Check cable routing, waterproof joints and connector condition. A sensor immersed in sludge is exposed to physical and chemical stress.
During commissioning, build a baseline between online values and laboratory samples. Use that baseline for operator training and later troubleshooting.
FAQ
Q1 What does an MLSS sensor measure?
It measures suspended sludge concentration in a process stream, usually expressed in g/L for activated sludge applications.
Q2 Why is online MLSS useful?
It provides continuous trend data for aeration, sludge wasting, clarifier stability and dewatering feed control.
Q3 Can MLSS data replace laboratory tests?
It improves real-time control but laboratory checks remain important for calibration and confirmation.
Q4 Where should it be installed?
Install it in representative mixed sludge, away from bubbles, walls, bottom sediment and physical impact.
Q5 What causes unstable readings?
Bubbles, fouled optical window, poor mixing, cable faults and changing sludge floc structure can all affect readings.
Q6 Does YEX-S2-MLSS support PLC integration?

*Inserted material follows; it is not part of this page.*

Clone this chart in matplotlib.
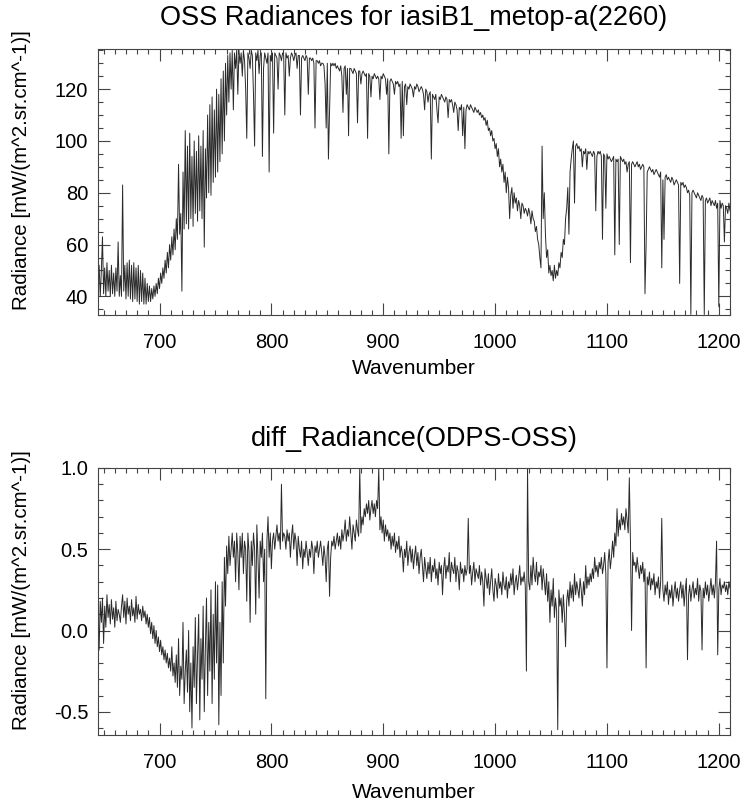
import numpy as np
import matplotlib
matplotlib.use("Agg")
import matplotlib.pyplot as plt
from matplotlib.ticker import MultipleLocator

plt.rcParams['font.family'] = ['Liberation Sans', 'DejaVu Sans']

# channel wavenumbers (1 cm^-1 sampling of the plotted spectrum)
wn_start = 645
wn_stop = 1210

title_top = "OSS Radiances for iasiB1_metop-a(2260)"
title_bot = "diff_Radiance(ODPS-OSS)"
xlabel = "Wavenumber"
ylabel = "Radiance [mW/(m^2.sr.cm^-1)]"

xticks = [700, 800, 900, 1000, 1100, 1200]
yticks_top = [40, 60, 80, 100, 120]
yticks_bot = [-0.5, 0.0, 0.5, 1.0]
yticklabels_bot = ["-0.5", "0.0", "0.5", "1.0"]

radiance = [
    44, 52, 40, 50, 63, 41, 51, 40, 53, 42,        # 645
    50, 40, 52, 41, 49, 40, 51, 42, 61, 40,        # 655
    48, 40, 83, 42, 52, 39, 53, 40, 54, 39,        # 665
    52, 38, 53, 39, 51, 38, 52, 37, 50, 38,        # 675
    49, 37, 47, 37, 45, 38, 44, 38, 43, 39,        # 685
    44, 40, 45, 41, 47, 43, 49, 45, 51, 47,        # 695
    54, 49, 57, 51, 60, 54, 63, 56, 66, 58,        # 705
    70, 62, 91, 64, 72, 42, 88, 66, 104, 68,       # 715
    98, 66, 103, 70, 94, 67, 100, 72, 96, 69,      # 725
    102, 73, 98, 70, 104, 59, 97, 78, 110, 80,     # 735
    114, 79, 117, 84, 112, 86, 120, 88, 118, 92,   # 745
    124, 95, 127, 100, 130, 110, 133, 115, 134, 120,  # 755
    135, 112, 134, 128, 135, 118, 135, 130, 134, 125, # 765
    135, 131, 120, 101, 134, 132, 128, 135, 133, 118, # 775
    98, 134, 131, 135, 126, 133, 134, 94, 128, 134,   # 785
    132, 130, 134, 88, 133, 131, 134, 103, 134, 133,  # 795
    132, 120, 134, 133, 131, 134, 133, 110, 134, 132, # 805
    133, 125, 132, 134, 133, 131, 133, 134, 128, 133, # 815
    133, 110, 132, 133, 132, 131, 133, 132, 118, 132, # 825
    132, 131, 132, 130, 105, 131, 131, 130, 131, 129, # 835
    130, 130, 129, 122, 105, 130, 93, 112, 130, 129,  # 845
    130, 129, 130, 128, 129, 128, 127, 129, 125, 111, # 855
    128, 129, 118, 128, 102, 128, 128, 127, 126, 128, # 865
    127, 126, 107, 127, 127, 122, 126, 127, 126, 125, # 875
    126, 101, 126, 125, 117, 125, 124, 126, 125, 124, # 885
    125, 124, 116, 125, 124, 126, 125, 124, 118, 124, # 895
    95, 123, 124, 123, 122, 118, 123, 122, 123, 121,  # 905
    122, 101, 123, 102, 121, 122, 114, 121, 120, 122, # 915
    121, 120, 117, 121, 120, 122, 121, 119, 120, 121, # 925
    120, 118, 112, 120, 119, 115, 118, 119, 93, 118,  # 935
    117, 116, 118, 112, 107, 117, 116, 118, 117, 116, # 945
    115, 117, 116, 109, 116, 115, 116, 114, 111, 115, # 955
    114, 112, 104, 113, 112, 114, 102, 113, 97, 112,  # 965
    114, 113, 112, 114, 113, 112, 111, 113, 112, 111, # 975
    112, 110, 111, 109, 110, 108, 109, 106, 108, 104, # 985
    105, 102, 104, 100, 101, 97, 99, 94, 97, 90,      # 995
    93, 88, 91, 84, 88, 80, 86, 82, 70, 79,           # 1005
    82, 74, 80, 76, 78, 73, 77, 75, 70, 76,           # 1015
    75, 72, 74, 73, 71, 74, 72, 68, 73, 70,           # 1025
    69, 65, 67, 62, 60, 55, 51, 98, 70, 80,           # 1035
    64, 55, 58, 49, 52, 48, 50, 46, 52, 47,           # 1045
    50, 48, 53, 51, 57, 55, 62, 60, 70, 74,           # 1055
    82, 64, 88, 93, 97, 100, 76, 98, 99, 97,          # 1065
    98, 96, 97, 90, 96, 95, 97, 89, 96, 95,           # 1075
    96, 95, 94, 96, 95, 73, 94, 96, 95, 96,           # 1085
    94, 62, 95, 94, 74, 95, 93, 94, 93, 92,           # 1095
    93, 94, 56, 93, 92, 93, 60, 94, 93, 92,           # 1105
    93, 91, 92, 88, 91, 92, 53, 91, 92, 91,           # 1115
    90, 91, 92, 90, 91, 89, 90, 91, 90, 41,           # 1125
    60, 88, 89, 90, 89, 88, 89, 87, 88, 89,           # 1135
    88, 87, 86, 88, 51, 85, 62, 86, 87, 85,           # 1145
    86, 85, 84, 86, 85, 83, 84, 85, 84, 83,           # 1155
    45, 84, 83, 84, 82, 83, 82, 80, 81, 79,           # 1165
    33, 80, 81, 80, 79, 78, 80, 79, 78, 77,           # 1175
    79, 78, 33, 77, 78, 76, 77, 78, 75, 77,           # 1185
    76, 75, 77, 74, 76, 36, 77, 74, 76, 75,           # 1195
    61, 75, 74, 72, 76, 73,                           # 1205
]

diff = [
    0.12, -0.12, 0.18, 0.05, 0.20, -0.08, 0.15, 0.02, 0.22, 0.08,   # 645
    0.16, 0.04, 0.19, 0.07, 0.14, 0.02, 0.18, 0.06, 0.13, 0.10,     # 655
    0.05, 0.15, 0.22, 0.08, 0.18, 0.04, 0.20, 0.10, 0.15, 0.06,     # 665
    0.19, 0.09, 0.14, 0.05, 0.21, 0.07, 0.16, 0.10, 0.13, 0.06,     # 675
    0.15, 0.08, 0.12, 0.04, 0.10, 0.02, 0.08, -0.02, 0.05, -0.05,   # 685
    0.03, -0.08, 0.00, -0.10, -0.04, -0.13, -0.06, -0.15, -0.10, -0.18,  # 695
    -0.12, -0.20, -0.14, -0.23, -0.17, -0.25, -0.10, -0.28, -0.20, -0.32,  # 705
    -0.15, -0.35, -0.05, -0.40, -0.22, -0.30, 0.05, -0.45, -0.25, -0.12,  # 715
    -0.38, 0.00, -0.50, -0.20, -0.60, -0.10, -0.35, 0.08, -0.45, -0.15,   # 725
    0.10, -0.55, -0.05, -0.30, 0.15, -0.50, -0.10, 0.20, -0.40, 0.05,     # 735
    -0.25, 0.25, -0.45, 0.10, -0.30, 0.30, -0.20, 0.28, -0.58, 0.05,      # 745
    -0.40, 0.30, -0.20, 0.45, 0.15, 0.52, 0.35, 0.58, 0.40, 0.50,         # 755
    0.60, 0.45, 0.55, 0.30, 0.60, 0.48, 0.25, 0.58, 0.45, 0.60,           # 765
    0.35, 0.55, 0.50, 0.18, 0.60, 0.48, 0.05, 0.55, 0.40, 0.60,           # 775
    0.50, 0.10, 0.65, 0.45, 0.20, 0.55, 0.45, 0.60, 0.30, 0.50,           # 785
    -0.42, 0.55, 0.70, 0.45, 0.60, 0.38, 0.55, 0.60, 0.50, 0.58,          # 795
    0.65, 0.55, 0.60, 0.50, 0.90, 0.55, 0.60, 0.58, 0.50, 0.62,           # 805
    0.55, 0.60, 0.45, 0.58, 0.65, 0.50, 0.60, 0.55, 0.40, 0.58,           # 815
    0.50, 0.45, 0.55, 0.38, 0.50, 0.45, 0.55, 0.48, 0.40, 0.50,           # 825
    0.45, 0.55, 0.50, 0.35, 0.52, 0.48, 0.55, 0.45, 0.50, 0.55,           # 835
    0.48, 0.40, 0.52, 0.45, 0.30, 0.50, 0.55, 0.21, 0.45, 0.55,           # 845
    0.52, 0.58, 0.50, 0.55, 0.60, 0.52, 0.58, 0.50, 0.62, 0.55,           # 855
    0.60, 0.68, 0.55, 0.62, 0.58, 0.70, 0.60, 0.50, 0.65, 0.60,           # 865
    0.55, 0.68, 0.62, 0.58, 1.00, 0.60, 0.70, 0.65, 0.75, 0.70,           # 875
    0.78, 0.72, 0.80, 0.68, 0.75, 0.80, 0.72, 0.78, 0.70, 0.80,           # 885
    0.75, 1.00, 0.62, 0.70, 0.60, 0.68, 0.55, 0.65, 0.58, 0.62,           # 895
    0.55, 0.60, 0.50, 0.58, 0.52, 0.60, 0.48, 0.55, 0.50, 0.58,           # 905
    0.45, 0.52, 0.48, 0.36, 0.50, 0.45, 0.55, 0.40, 0.48, 0.52,           # 915
    0.42, 0.50, 0.38, 0.46, 0.52, 0.40, 0.48, 0.35, 0.45, 0.50,           # 925
    0.40, 0.30, 0.45, 0.38, 0.32, 0.42, 0.35, 0.45, 0.30, 0.40,           # 935
    0.36, 0.44, 0.32, 0.38, 0.28, 0.42, 0.35, 0.40, 0.22, 0.38,           # 945
    0.45, 0.32, 0.40, 0.36, 0.48, 0.30, 0.42, 0.38, 0.35, 0.45,           # 955
    0.30, 0.40, 0.36, 0.25, 0.42, 0.35, 0.38, 0.30, 0.40, 0.34,           # 965
    0.38, 0.69, 0.35, 0.40, 0.28, 0.36, 0.42, 0.30, 0.38, 0.35,           # 975
    0.32, 0.40, 0.28, 0.36, 0.30, 0.15, 0.38, 0.32, 0.26, 0.35,           # 985
    0.22, 0.30, 0.38, 0.25, 0.18, 0.32, 0.28, 0.20, 0.35, 0.26,           # 995
    0.30, 0.22, 0.36, 0.28, 0.25, 0.33, 0.20, 0.30, 0.26, 0.35,           # 1005
    0.28, 0.38, 0.22, 0.30, 0.34, 0.25, 0.32, 0.40, 0.28, 0.33,           # 1015
    0.30, 0.36, 0.27, -0.25, 1.00, 0.30, 0.25, 0.40, 0.28, 0.45,          # 1025
    0.35, 0.30, 0.42, 0.28, 0.36, 0.33, 0.40, 0.25, 0.38, 0.30,           # 1035
    0.22, 0.35, 0.18, 0.30, 0.05, 0.25, 0.15, 0.32, 0.08, 0.20,           # 1045
    0.12, -0.61, 0.25, 0.15, 0.20, 0.05, 0.22, 0.10, -0.10, 0.18,         # 1055
    0.25, 0.15, 0.30, 0.20, 0.28, 0.18, 0.35, 0.22, 0.30, 0.25,           # 1065
    0.20, 0.32, 0.25, 0.15, 0.30, 0.22, 0.40, 0.26, 0.33, 0.28,           # 1075
    0.35, 0.30, 0.38, 0.32, 0.45, 0.36, 0.40, 0.33, 0.42, 0.38,           # 1085
    0.45, 0.35, 0.40, 0.48, 0.35, -0.23, 0.42, 0.50, 0.38, 0.45,          # 1095
    0.55, 0.45, 0.60, 0.52, 0.75, 0.58, 0.68, 0.62, 0.72, 0.65,           # 1105
    0.70, 0.62, 0.75, 0.68, 0.60, 0.94, 0.55, 0.00, 0.48, 0.40,           # 1115
    0.42, 0.36, 0.45, 0.38, 0.32, 0.40, 0.35, 0.42, 0.30, 0.38,           # 1125
    -0.23, 0.33, 0.28, 0.36, 0.25, 0.32, 0.28, 0.35, 0.22, 0.30,          # 1135
    0.26, 0.33, 0.20, 0.30, 0.69, 0.25, 0.18, 0.28, 0.22, 0.30,           # 1145
    0.16, 0.25, 0.20, 0.28, 0.15, 0.24, 0.30, 0.20, 0.26, 0.18,           # 1155
    0.25, 0.30, 0.20, 0.28, 0.15, 0.25, 0.32, -0.18, 0.22, 0.28,          # 1165
    0.18, 0.25, 0.30, 0.20, 0.26, 0.22, 0.32, 0.18, 0.28, 0.24,           # 1175
    -0.12, 0.26, 0.20, 0.30, 0.22, 0.28, 0.18, 0.25, 0.32, 0.22,          # 1185
    0.28, 0.20, 0.30, 0.55, -0.15, 0.25, 0.32, 0.22, 0.28, 0.26,          # 1195
    0.30, 0.24, 0.28, 0.22, 0.30, 0.26,                                   # 1205
]

wavenumber = np.arange(wn_start, wn_stop + 1, 1.0)

W, H = 744, 809
fig = plt.figure(figsize=(W / 100, H / 100), dpi=100)

def px_axes(left, top, right, bottom):
    return fig.add_axes([left / W, 1 - bottom / H, (right - left) / W, (bottom - top) / H])

ax1 = px_axes(98, 49, 730, 315)
ax2 = px_axes(98, 467.5, 730, 735)

line_kw = dict(color='#2a2a2a', lw=0.7)
ax1.plot(wavenumber, radiance, **line_kw)
ax2.plot(wavenumber, diff, **line_kw)

ax1.set_xlim(645, 1210)
ax1.set_ylim(32.8, 135.5)
ax2.set_xlim(645, 1210)
ax2.set_ylim(-0.643, 1.003)

for ax in (ax1, ax2):
    ax.set_xticks(xticks)
    ax.xaxis.set_minor_locator(MultipleLocator(10))
    ax.tick_params(which='both', direction='in', top=True, right=True,
                   color='#444444', width=0.8, labelsize=14.5)
    ax.tick_params(which='major', length=8.6)
    ax.tick_params(which='minor', length=3.6)
    ax.tick_params(axis='x', pad=13)
    ax.tick_params(axis='y', pad=7)
    for s in ax.spines.values():
        s.set_color('#444444')
        s.set_linewidth(0.8)

ax1.set_yticks(yticks_top)
ax1.yaxis.set_minor_locator(MultipleLocator(5))
ax2.set_yticks(yticks_bot)
ax2.set_yticklabels(yticklabels_bot)
ax2.yaxis.set_minor_locator(MultipleLocator(0.1))

fig.text(414 / W, 1 - 18 / H, title_top, ha='center', va='center', fontsize=19.5)
fig.text(414 / W, 1 - 439 / H, title_bot, ha='center', va='center', fontsize=19.5)
fig.text(414 / W, 1 - 369 / H, xlabel, ha='center', va='center', fontsize=15)
fig.text(414 / W, 1 - 792 / H, xlabel, ha='center', va='center', fontsize=15)
fig.text(22 / W, 1 - 170 / H, ylabel, ha='center', va='center', rotation=90, fontsize=14.8)
fig.text(22 / W, 1 - 590 / H, ylabel, ha='center', va='center', rotation=90, fontsize=14.8)

fig.savefig("out.png", dpi=100)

Yes. It supports RS-485 Modbus RTU and 4-20 mA output.
Q7 How often should it be cleaned?
The interval depends on sludge fouling. Start conservatively and adjust using drift and inspection records.
Q8 What is the main procurement risk?
Buying the sensor without defining the control point and lab comparison method creates unreliable expectations.
Summary
An online sludge concentration meter improves wastewater efficiency when MLSS data is connected to aeration, clarification, sludge wasting and dewatering decisions.
YEX-S2-MLSS provides a practical digital and analog MLSS monitoring platform for treatment plants that need continuous sludge process visibility.